The South Bank Lion

For the past several months I’ve been taking groups of cruise passengers on a Winston Churchill tour – five days encompassing Chartwell, Bletchley, Blenheim, the Cabinet War Rooms and various spots in London. 

They stay at the Marriott County Hall (the former home of the London County and Greater London Councils) and, each morning, climb onto a coach just on the south side of Westminster Bridge, dropping off at the same spot each evening.

The stop is slap bang next to the magnificent fellow seen above, the South Bank Lion, since 1981 a grade II* listed monument, but with a history stretching back nearly 200 years.

The lion was made in 1837 – the year of Queen Victoria’s accession if you’re looking for historical markers – and is made from something called Coade Stone. This was an artificial stone (in fact, a type of ceramic stoneware, fired in a kiln), so our lion was cast in a mould, rather than carved like a sculpture.

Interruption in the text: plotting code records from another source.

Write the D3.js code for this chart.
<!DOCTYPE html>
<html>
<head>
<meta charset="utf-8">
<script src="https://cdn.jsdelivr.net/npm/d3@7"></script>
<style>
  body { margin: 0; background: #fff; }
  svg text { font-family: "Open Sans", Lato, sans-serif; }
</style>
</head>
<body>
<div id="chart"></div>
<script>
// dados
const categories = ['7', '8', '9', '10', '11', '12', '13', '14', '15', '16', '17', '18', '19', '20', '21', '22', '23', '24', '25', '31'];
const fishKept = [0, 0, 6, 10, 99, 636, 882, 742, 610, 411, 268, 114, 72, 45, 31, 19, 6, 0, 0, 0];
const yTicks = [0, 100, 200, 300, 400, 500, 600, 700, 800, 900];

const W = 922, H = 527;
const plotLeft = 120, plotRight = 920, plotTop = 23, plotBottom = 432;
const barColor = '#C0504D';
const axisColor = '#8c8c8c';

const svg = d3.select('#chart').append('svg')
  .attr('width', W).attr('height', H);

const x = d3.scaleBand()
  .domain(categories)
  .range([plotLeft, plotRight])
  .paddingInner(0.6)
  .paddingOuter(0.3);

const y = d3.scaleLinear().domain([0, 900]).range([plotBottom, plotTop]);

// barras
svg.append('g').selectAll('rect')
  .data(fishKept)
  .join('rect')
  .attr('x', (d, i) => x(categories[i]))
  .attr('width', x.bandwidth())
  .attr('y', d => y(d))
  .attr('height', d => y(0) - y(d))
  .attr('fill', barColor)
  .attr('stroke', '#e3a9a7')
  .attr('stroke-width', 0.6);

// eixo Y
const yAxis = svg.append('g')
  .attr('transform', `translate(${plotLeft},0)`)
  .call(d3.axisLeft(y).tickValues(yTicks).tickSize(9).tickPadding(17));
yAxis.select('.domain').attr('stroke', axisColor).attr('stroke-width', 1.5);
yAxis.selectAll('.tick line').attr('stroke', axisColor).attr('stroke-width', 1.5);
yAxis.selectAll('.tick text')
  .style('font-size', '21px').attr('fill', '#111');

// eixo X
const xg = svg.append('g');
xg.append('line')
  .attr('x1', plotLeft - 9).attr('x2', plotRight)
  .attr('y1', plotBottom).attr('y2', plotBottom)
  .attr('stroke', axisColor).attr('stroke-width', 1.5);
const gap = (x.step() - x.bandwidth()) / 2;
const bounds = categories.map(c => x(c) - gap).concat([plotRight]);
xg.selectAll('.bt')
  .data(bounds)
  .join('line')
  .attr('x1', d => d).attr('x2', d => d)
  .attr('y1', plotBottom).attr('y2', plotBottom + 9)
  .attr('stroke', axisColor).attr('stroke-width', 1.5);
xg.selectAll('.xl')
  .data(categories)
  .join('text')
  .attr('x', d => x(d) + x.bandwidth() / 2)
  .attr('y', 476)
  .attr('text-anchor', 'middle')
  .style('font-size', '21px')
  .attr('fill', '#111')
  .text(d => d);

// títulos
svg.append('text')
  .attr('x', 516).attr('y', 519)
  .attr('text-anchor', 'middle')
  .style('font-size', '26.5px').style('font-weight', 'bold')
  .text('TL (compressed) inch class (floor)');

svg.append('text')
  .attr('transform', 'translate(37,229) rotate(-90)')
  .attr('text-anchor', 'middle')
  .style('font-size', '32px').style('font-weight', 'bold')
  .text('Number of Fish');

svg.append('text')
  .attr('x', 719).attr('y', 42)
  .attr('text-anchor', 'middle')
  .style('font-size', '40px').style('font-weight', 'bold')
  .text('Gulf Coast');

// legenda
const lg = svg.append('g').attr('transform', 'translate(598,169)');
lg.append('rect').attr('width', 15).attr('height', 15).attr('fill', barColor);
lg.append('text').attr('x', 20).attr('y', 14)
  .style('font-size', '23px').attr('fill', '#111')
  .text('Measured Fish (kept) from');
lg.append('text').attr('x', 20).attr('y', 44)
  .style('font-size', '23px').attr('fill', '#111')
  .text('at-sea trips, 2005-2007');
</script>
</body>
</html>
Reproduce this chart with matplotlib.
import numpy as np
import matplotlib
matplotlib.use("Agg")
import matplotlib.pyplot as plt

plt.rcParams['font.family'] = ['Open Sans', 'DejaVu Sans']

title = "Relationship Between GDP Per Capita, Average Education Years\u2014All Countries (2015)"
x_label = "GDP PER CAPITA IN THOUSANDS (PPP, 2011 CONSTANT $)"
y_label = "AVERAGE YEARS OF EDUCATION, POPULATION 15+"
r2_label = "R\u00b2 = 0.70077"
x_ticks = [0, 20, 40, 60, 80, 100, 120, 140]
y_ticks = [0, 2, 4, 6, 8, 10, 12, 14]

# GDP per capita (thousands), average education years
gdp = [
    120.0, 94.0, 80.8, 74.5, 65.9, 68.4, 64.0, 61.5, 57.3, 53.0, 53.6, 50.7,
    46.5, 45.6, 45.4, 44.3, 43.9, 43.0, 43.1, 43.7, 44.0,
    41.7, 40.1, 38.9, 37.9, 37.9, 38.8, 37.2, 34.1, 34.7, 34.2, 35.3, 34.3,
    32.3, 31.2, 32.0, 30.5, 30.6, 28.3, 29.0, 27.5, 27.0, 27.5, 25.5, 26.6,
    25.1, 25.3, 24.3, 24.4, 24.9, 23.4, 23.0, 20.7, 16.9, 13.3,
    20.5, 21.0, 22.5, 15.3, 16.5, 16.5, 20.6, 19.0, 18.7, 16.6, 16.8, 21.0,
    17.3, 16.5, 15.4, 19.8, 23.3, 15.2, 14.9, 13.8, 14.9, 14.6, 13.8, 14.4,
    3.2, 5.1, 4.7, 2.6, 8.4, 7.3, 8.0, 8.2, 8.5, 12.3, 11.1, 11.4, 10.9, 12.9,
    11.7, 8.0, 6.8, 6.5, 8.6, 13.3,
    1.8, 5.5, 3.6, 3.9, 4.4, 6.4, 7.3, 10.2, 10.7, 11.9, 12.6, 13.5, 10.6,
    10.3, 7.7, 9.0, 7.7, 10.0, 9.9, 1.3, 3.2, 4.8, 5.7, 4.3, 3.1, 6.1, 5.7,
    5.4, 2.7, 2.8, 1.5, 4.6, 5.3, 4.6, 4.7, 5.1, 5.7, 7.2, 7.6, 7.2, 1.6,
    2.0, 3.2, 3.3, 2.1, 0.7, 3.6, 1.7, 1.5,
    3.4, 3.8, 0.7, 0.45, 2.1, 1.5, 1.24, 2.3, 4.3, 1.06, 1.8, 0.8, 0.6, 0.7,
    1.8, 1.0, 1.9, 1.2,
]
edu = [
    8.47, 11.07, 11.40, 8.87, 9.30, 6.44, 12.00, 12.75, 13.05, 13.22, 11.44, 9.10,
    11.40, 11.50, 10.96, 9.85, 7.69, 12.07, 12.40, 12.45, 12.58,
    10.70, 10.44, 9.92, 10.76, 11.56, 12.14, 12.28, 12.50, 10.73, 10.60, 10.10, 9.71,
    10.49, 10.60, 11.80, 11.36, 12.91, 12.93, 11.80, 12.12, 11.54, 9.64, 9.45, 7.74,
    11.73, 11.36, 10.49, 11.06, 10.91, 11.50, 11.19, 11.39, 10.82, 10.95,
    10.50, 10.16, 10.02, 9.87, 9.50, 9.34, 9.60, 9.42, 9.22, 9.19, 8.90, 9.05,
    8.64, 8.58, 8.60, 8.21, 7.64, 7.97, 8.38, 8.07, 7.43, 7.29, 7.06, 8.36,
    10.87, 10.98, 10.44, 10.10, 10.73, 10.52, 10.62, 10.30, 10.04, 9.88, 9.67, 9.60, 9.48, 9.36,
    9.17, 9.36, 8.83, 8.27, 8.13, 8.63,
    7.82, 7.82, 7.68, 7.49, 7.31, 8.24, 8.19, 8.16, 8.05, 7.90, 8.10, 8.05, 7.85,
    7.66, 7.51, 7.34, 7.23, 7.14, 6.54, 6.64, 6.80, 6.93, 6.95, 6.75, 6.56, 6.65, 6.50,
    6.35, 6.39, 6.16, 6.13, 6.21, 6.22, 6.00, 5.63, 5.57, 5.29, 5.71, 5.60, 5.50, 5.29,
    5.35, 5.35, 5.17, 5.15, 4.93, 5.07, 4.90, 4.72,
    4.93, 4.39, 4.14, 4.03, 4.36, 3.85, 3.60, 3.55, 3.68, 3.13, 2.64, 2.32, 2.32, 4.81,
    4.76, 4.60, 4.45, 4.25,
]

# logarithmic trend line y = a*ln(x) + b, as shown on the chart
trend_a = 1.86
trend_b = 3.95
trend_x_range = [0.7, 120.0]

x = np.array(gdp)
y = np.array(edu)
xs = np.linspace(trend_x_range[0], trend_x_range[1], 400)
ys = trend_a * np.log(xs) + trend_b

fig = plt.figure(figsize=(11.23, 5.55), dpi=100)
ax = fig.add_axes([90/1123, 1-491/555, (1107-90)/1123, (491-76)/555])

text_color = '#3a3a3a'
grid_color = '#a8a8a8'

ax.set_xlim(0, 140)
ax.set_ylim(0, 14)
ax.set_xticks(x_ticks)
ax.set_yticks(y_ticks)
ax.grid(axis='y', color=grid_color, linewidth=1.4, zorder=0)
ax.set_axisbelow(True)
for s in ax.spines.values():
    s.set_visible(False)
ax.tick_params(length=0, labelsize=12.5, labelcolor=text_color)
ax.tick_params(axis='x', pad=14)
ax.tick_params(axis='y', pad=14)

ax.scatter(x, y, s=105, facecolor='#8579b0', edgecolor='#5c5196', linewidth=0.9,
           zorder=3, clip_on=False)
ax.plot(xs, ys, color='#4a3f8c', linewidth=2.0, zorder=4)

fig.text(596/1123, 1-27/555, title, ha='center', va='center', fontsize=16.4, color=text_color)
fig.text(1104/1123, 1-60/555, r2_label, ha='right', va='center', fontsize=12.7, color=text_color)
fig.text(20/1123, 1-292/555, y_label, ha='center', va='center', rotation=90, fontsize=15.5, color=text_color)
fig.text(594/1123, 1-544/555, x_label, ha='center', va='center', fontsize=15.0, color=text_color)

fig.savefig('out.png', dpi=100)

One of the benefits of Coade stone is its resistance to weathering which, given the acidic pollution in London’s atmosphere, means that the lion looks considerably better for his age than perhaps a ‘real’ stone sculpture would have done.

He’s known as the South Bank Lion because this is where he has always been – first on the roof of the Lion Brewery (located on the site of the present day Royal Festival Hall) where he dominated the view of the river from the opposite bank. This area was cleared in 1949 and the brewery (which had closed and then become a warehouse) was demolished. The lion might have gone the way of the building except that thousands of Londoners petitioned the LCC for him to be saved. Even King George VI intervened, so the beast was reprieved and erected at Waterloo entrance to the 1951 Festival of Britain. (The lion was painted bright British Rail red.) 

He outlasted the Festival as he outlasted the brewery, being moved in 1966 to his present spot when Waterloo station was extended. Two other Coade stone lions were made for the brewery at the same time as ours; one is lost to history, but the other was expensively gilded in 1991 and now overlooks the Rowland Hill gate at Twickenham rugby stadium.